The Greek manuscript of the Corpus Hermeticum was rediscovered in 1460 and first translated into modern languages by Marsilio Ficino, thereby becoming a major influence on the Renaissance. This rediscovery and new influence is called Hermeticism, which flourished in 16th century Christian Europe. At the time it was believed that the text dated to hundreds of years before Christ and that Hermes was a contemporary of Moses. But its alleged antiquity was undermined by scholar Isaac Casaubon in 1614, who found persuasive evidence that the Corpus dates to the early Christian era. Thereafter Hermetic teachings went back underground. However, recent scholarship has found increasing evidence of Egyptian roots of the Hermetic teachings. Discovery of the Nag Hammadi library in 1947 provided modern students of Hermetism with a hitherto unknown text, On the Ogdoad and the Ennead. Professor Gilles Quispel explains that “This work shows without any doubt that the Hermetic believer was initiated into several grades before transcending the sphere of the seven planets and the heaven of the fixed stars (the Ogdoad.) Then he would behold the God beyond and experience Himself. It is now completely certain that there existed before and after the beginning of the Christian era in Alexandria a secret society, akin to a Masonic lodge. ” (The Way of Hermes, p. 10)

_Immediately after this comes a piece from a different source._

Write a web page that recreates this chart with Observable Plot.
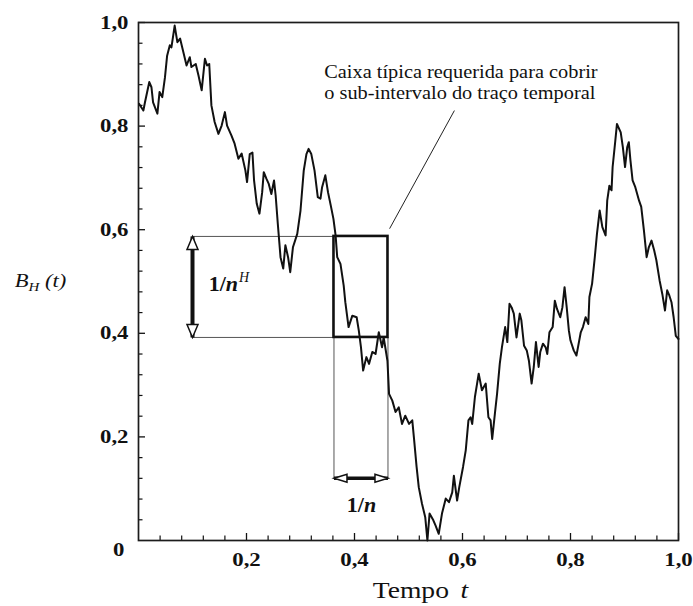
<!DOCTYPE html>
<html>
<head>
<meta charset="utf-8">
<script src="https://cdn.jsdelivr.net/npm/d3@7"></script>
<script src="https://cdn.jsdelivr.net/npm/@observablehq/plot@0.6"></script>
<style>
  html, body { margin: 0; padding: 0; background: #fff; }
  #chart svg { display: block; }
</style>
</head>
<body>
<div id="chart"></div>
<script>
// Sample path of fractional Brownian motion B_H(t) on [0, 1]
const times = [
  0.001, 0.009, 0.012, 0.020, 0.024, 0.027, 0.035, 0.039, 0.044, 0.049,
  0.053, 0.058, 0.061, 0.067, 0.069, 0.072, 0.077, 0.083, 0.089, 0.095,
  0.098, 0.106, 0.111, 0.117, 0.123, 0.127, 0.131, 0.135, 0.141, 0.148,
  0.154, 0.160, 0.164, 0.172, 0.178, 0.185, 0.191, 0.198, 0.201, 0.206,
  0.211, 0.214, 0.219, 0.224, 0.229, 0.232, 0.237, 0.241, 0.246, 0.251,
  0.254, 0.258, 0.263, 0.268, 0.272, 0.277, 0.281, 0.286, 0.294, 0.300,
  0.306, 0.311, 0.315, 0.320, 0.326, 0.332, 0.337, 0.340, 0.346, 0.351,
  0.356, 0.361, 0.365, 0.368, 0.374, 0.380, 0.383, 0.389, 0.396, 0.404,
  0.408, 0.412, 0.416, 0.422, 0.427, 0.433, 0.439, 0.445, 0.451, 0.454,
  0.461, 0.464, 0.470, 0.476, 0.482, 0.488, 0.494, 0.501, 0.507, 0.510,
  0.515, 0.519, 0.525, 0.531, 0.535, 0.539, 0.546, 0.550, 0.556, 0.562,
  0.569, 0.575, 0.581, 0.584, 0.590, 0.594, 0.601, 0.606, 0.611, 0.615,
  0.618, 0.623, 0.627, 0.630, 0.636, 0.643, 0.648, 0.652, 0.655, 0.660,
  0.664, 0.669, 0.673, 0.679, 0.683, 0.687, 0.691, 0.695, 0.700, 0.706,
  0.709, 0.714, 0.719, 0.723, 0.728, 0.732, 0.736, 0.741, 0.744, 0.749,
  0.754, 0.757, 0.761, 0.767, 0.771, 0.775, 0.781, 0.785, 0.789, 0.793,
  0.797, 0.800, 0.806, 0.811, 0.819, 0.823, 0.828, 0.833, 0.835, 0.840,
  0.845, 0.849, 0.854, 0.859, 0.865, 0.868, 0.872, 0.876, 0.878, 0.883,
  0.886, 0.893, 0.897, 0.901, 0.905, 0.908, 0.911, 0.915, 0.920, 0.927,
  0.931, 0.936, 0.941, 0.945, 0.950, 0.955, 0.959, 0.965, 0.970, 0.975,
  0.979, 0.983, 0.987, 0.991, 0.995, 1.000
];
const values = [
  0.843, 0.830, 0.846, 0.885, 0.875, 0.846, 0.824, 0.866, 0.856, 0.894,
  0.936, 0.956, 0.952, 0.994, 0.981, 0.962, 0.969, 0.943, 0.917, 0.933,
  0.914, 0.920, 0.898, 0.869, 0.930, 0.917, 0.920, 0.840, 0.808, 0.785,
  0.801, 0.827, 0.801, 0.782, 0.766, 0.737, 0.747, 0.714, 0.692, 0.746,
  0.749, 0.695, 0.650, 0.631, 0.672, 0.711, 0.698, 0.689, 0.669, 0.695,
  0.666, 0.611, 0.547, 0.525, 0.570, 0.547, 0.518, 0.566, 0.592, 0.637,
  0.714, 0.746, 0.756, 0.746, 0.714, 0.663, 0.660, 0.682, 0.705, 0.672,
  0.647, 0.621, 0.589, 0.547, 0.534, 0.492, 0.460, 0.412, 0.434, 0.431,
  0.405, 0.373, 0.328, 0.354, 0.341, 0.364, 0.360, 0.402, 0.373, 0.392,
  0.347, 0.283, 0.270, 0.248, 0.257, 0.225, 0.241, 0.225, 0.232, 0.199,
  0.142, 0.103, 0.071, 0.045, 0.000, 0.052, 0.039, 0.029, 0.013, 0.052,
  0.081, 0.074, 0.093, 0.125, 0.077, 0.103, 0.142, 0.174, 0.232, 0.238,
  0.225, 0.277, 0.303, 0.322, 0.290, 0.303, 0.238, 0.232, 0.196, 0.245,
  0.283, 0.341, 0.373, 0.412, 0.383, 0.457, 0.450, 0.438, 0.392, 0.438,
  0.425, 0.376, 0.367, 0.347, 0.303, 0.335, 0.383, 0.335, 0.364, 0.380,
  0.373, 0.360, 0.402, 0.412, 0.463, 0.447, 0.431, 0.450, 0.489, 0.450,
  0.405, 0.386, 0.367, 0.357, 0.402, 0.412, 0.431, 0.418, 0.470, 0.496,
  0.547, 0.592, 0.637, 0.605, 0.589, 0.656, 0.685, 0.676, 0.721, 0.772,
  0.804, 0.788, 0.759, 0.721, 0.759, 0.769, 0.734, 0.695, 0.682, 0.656,
  0.644, 0.598, 0.547, 0.566, 0.579, 0.560, 0.541, 0.502, 0.476, 0.444,
  0.483, 0.473, 0.460, 0.431, 0.395, 0.389
];

// Axis ticks
const majorTicks = [0.2, 0.4, 0.6, 0.8, 1.0];
const minorTicks = [0.04, 0.08, 0.12, 0.16, 0.24, 0.28, 0.32, 0.36, 0.44, 0.48,
                    0.52, 0.56, 0.64, 0.68, 0.72, 0.76, 0.84, 0.88, 0.92, 0.96];

// Covering box of side 1/n (time) by 1/n^H (amplitude), n = 10
const boxTime = [0.362, 0.462];
const boxLevel = [0.392, 0.587];

const noteLines = ["Caixa típica requerida para cobrir", "o sub-intervalo do traço temporal"];

const trace = times.map((t, i) => ({t, b: values[i]}));

const width = 693, height = 606;
const margin = {left: 138, right: 15, top: 22, bottom: 66};
const frameW = width - margin.left - margin.right;
const frameH = height - margin.top - margin.bottom;
// inward tick lengths, in pixels, converted to data units
const tickX = (px) => px / frameH;
const tickY = (px) => px / frameW;

const serif = "'Liberation Serif', 'Times New Roman', Times, serif";
const ink = "#111";
const fmt = (d) => d3.format(".1f")(d).replace(".", ",");

// Hollow arrowheads whose tip sits on the anchor point
const L = 13, w = 5.5;
const headUp    = {draw(c) { c.moveTo(0, 0); c.lineTo(-w, L); c.lineTo(w, L); c.closePath(); }};
const headDown  = {draw(c) { c.moveTo(0, 0); c.lineTo(-w, -L); c.lineTo(w, -L); c.closePath(); }};
const headLeft  = {draw(c) { c.moveTo(0, 0); c.lineTo(L, -4); c.lineTo(L, 4); c.closePath(); }};
const headRight = {draw(c) { c.moveTo(0, 0); c.lineTo(-L, -4); c.lineTo(-L, 4); c.closePath(); }};

const arrowTime = 0.1;   // position of the vertical 1/n^H arrow
const arrowLevel = 0.12; // position of the horizontal 1/n arrow

const plot = Plot.plot({
  width, height,
  marginLeft: margin.left, marginRight: margin.right,
  marginTop: margin.top, marginBottom: margin.bottom,
  x: {domain: [0, 1]},
  y: {domain: [0, 1]},
  style: {fontFamily: serif, color: ink, background: "#fff", overflow: "visible"},
  marks: [
    Plot.axisX({ticks: majorTicks, tickFormat: fmt, tickSize: 0, tickPadding: 12, label: null,
                fontSize: 19, fontWeight: "bold"}),
    Plot.axisY({ticks: majorTicks, tickFormat: fmt, tickSize: 0, tickPadding: 10, label: null,
                fontSize: 19, fontWeight: "bold"}),
    // inward ticks along the bottom and left edges
    Plot.ruleX(majorTicks, {x: (d) => d, y1: 0, y2: tickX(7), stroke: ink, strokeWidth: 1.3}),
    Plot.ruleX(minorTicks, {x: (d) => d, y1: 0, y2: tickX(4.5), stroke: ink, strokeWidth: 1.2}),
    Plot.ruleY(majorTicks, {y: (d) => d, x1: 0, x2: tickY(7), stroke: ink, strokeWidth: 1.3}),
    Plot.ruleY(minorTicks, {y: (d) => d, x1: 0, x2: tickY(4.5), stroke: ink, strokeWidth: 1.2}),
    Plot.frame({stroke: "#1c1c1c", strokeWidth: 1.7}),
    // thin guide lines projecting the box onto the two arrows
    Plot.ruleY(boxLevel, {y: (d) => d, x1: arrowTime, x2: boxTime[0], stroke: "#555", strokeWidth: 1}),
    Plot.ruleX(boxTime, {x: (d) => d, y1: arrowLevel, y2: boxLevel[0], stroke: "#555", strokeWidth: 1}),
    // the trace
    Plot.line(trace, {x: "t", y: "b", stroke: ink, strokeWidth: 2, strokeLinejoin: "round"}),
    // covering box
    Plot.rect([{}], {x1: boxTime[0], x2: boxTime[1], y1: boxLevel[0], y2: boxLevel[1],
                     fill: "none", stroke: ink, strokeWidth: 2.6}),
    // leader from the note to the box
    Plot.link([{}], {x1: 0.585, y1: 0.830, x2: 0.465, y2: 0.602, stroke: "#222", strokeWidth: 1}),
    // 1/n^H arrow
    Plot.link([{}], {x1: arrowTime, x2: arrowTime, y1: boxLevel[0], y2: boxLevel[1], stroke: ink, strokeWidth: 4}),
    Plot.dot([{}], {x: arrowTime, y: boxLevel[1], symbol: headUp, r: 5, fill: "#fff", stroke: ink, strokeWidth: 1.5}),
    Plot.dot([{}], {x: arrowTime, y: boxLevel[0], symbol: headDown, r: 5, fill: "#fff", stroke: ink, strokeWidth: 1.5}),
    // 1/n arrow
    Plot.link([{}], {x1: boxTime[0], x2: boxTime[1], y1: arrowLevel, y2: arrowLevel, stroke: ink, strokeWidth: 3.5}),
    Plot.dot([{}], {x: boxTime[0], y: arrowLevel, symbol: headLeft, r: 5, fill: "#fff", stroke: ink, strokeWidth: 1.5}),
    Plot.dot([{}], {x: boxTime[1], y: arrowLevel, symbol: headRight, r: 5, fill: "#fff", stroke: ink, strokeWidth: 1.5}),
    // labels
    Plot.text(["1/n^H"], {x: 0.13, y: 0.496, textAnchor: "start", fontSize: 22, fontWeight: "bold"}),
    Plot.text(["1/n"], {x: 0.413, y: 0.068, textAnchor: "middle", fontSize: 22, fontWeight: "bold"}),
    Plot.text([noteLines.join("\n")], {x: 0.344, y: 0.885, textAnchor: "start", lineAnchor: "middle",
                                       lineHeight: 1.14, fontSize: 18.5}),
    Plot.text(["0"], {x: 0, y: 0, textAnchor: "end", dx: -14, dy: 9, fontSize: 19, fontWeight: "bold"}),
    Plot.text(["B_H (t)"], {frameAnchor: "left", dx: -98, textAnchor: "middle", fontSize: 18, fontStyle: "italic"}),
    Plot.text(["Tempo t"], {frameAnchor: "bottom", dx: 12, dy: 57, textAnchor: "middle", fontSize: 23})
  ]
});

const svg = d3.select(plot);
const texts = () => svg.selectAll("text");

// rich text: sub/superscripts and italic variables
function rich(content, parts) {
  texts().filter(function () { return this.textContent === content; }).each(function () {
    const text = d3.select(this);
    text.text(null);
    for (const p of parts) {
      const ts = text.append("tspan").text(p.text);
      for (const [k, v] of Object.entries(p)) if (k !== "text") ts.attr(k, v);
    }
  });
}

// the axis lettering is set slightly expanded
function widen(test, sx) {
  texts().filter(function () { return test(this.textContent); }).each(function () {
    const t = this.getAttribute("transform") || "";
    this.setAttribute("transform", `${t} scale(${sx},1)`);
  });
}
widen((s) => /^\d(,\d)?$/.test(s), 1.2);
widen((s) => s === "B_H (t)", 1.25);
widen((s) => s === "Tempo t", 1.2);
widen((s) => s.startsWith("Caixa"), 1.1);

rich("1/n^H", [
  {text: "1/"},
  {text: "n", "font-style": "italic"},
  {text: "H", "font-style": "italic", "font-weight": "normal", "font-size": 14, dy: -9, dx: 1}
]);
rich("1/n", [
  {text: "1/"},
  {text: "n", "font-style": "italic"}
]);
rich("B_H (t)", [
  {text: "B"},
  {text: "H", "font-size": 12, dy: 4},
  {text: "\u00a0(t)", dy: -4}
]);
rich("Tempo t", [
  {text: "Tempo\u00a0"},
  {text: "t", "font-style": "italic", dx: 4}
]);

document.getElementById("chart").appendChild(plot);
</script>
</body>
</html>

The Church of Light is a renewal of the Hermetic tradition as a religion, with grades of initiation modeled on the original three fields of study: astrology, alchemy, and magic. It continues the work of the Hermetic Brotherhood of Luxor, founded as an organization in England in 1884, but derived from adepts who met in Egypt around 1870. Connecting these phases was Max Theon, a spiritual guide of the HBL but uninvolved in its public work. The Hermetic tradition is the common property of humanity, and no organization can contain it. The Church of Light is devoted to applying the Hermetic teachings today. The insights and information in the Hermetic tradition provide a tremendous source of spiritual guidance for seekers now and far into the future. Guided by the Hermetic axiom “As above, so below,” the Church of Light brings astrology, alchemy, and magic into daily life.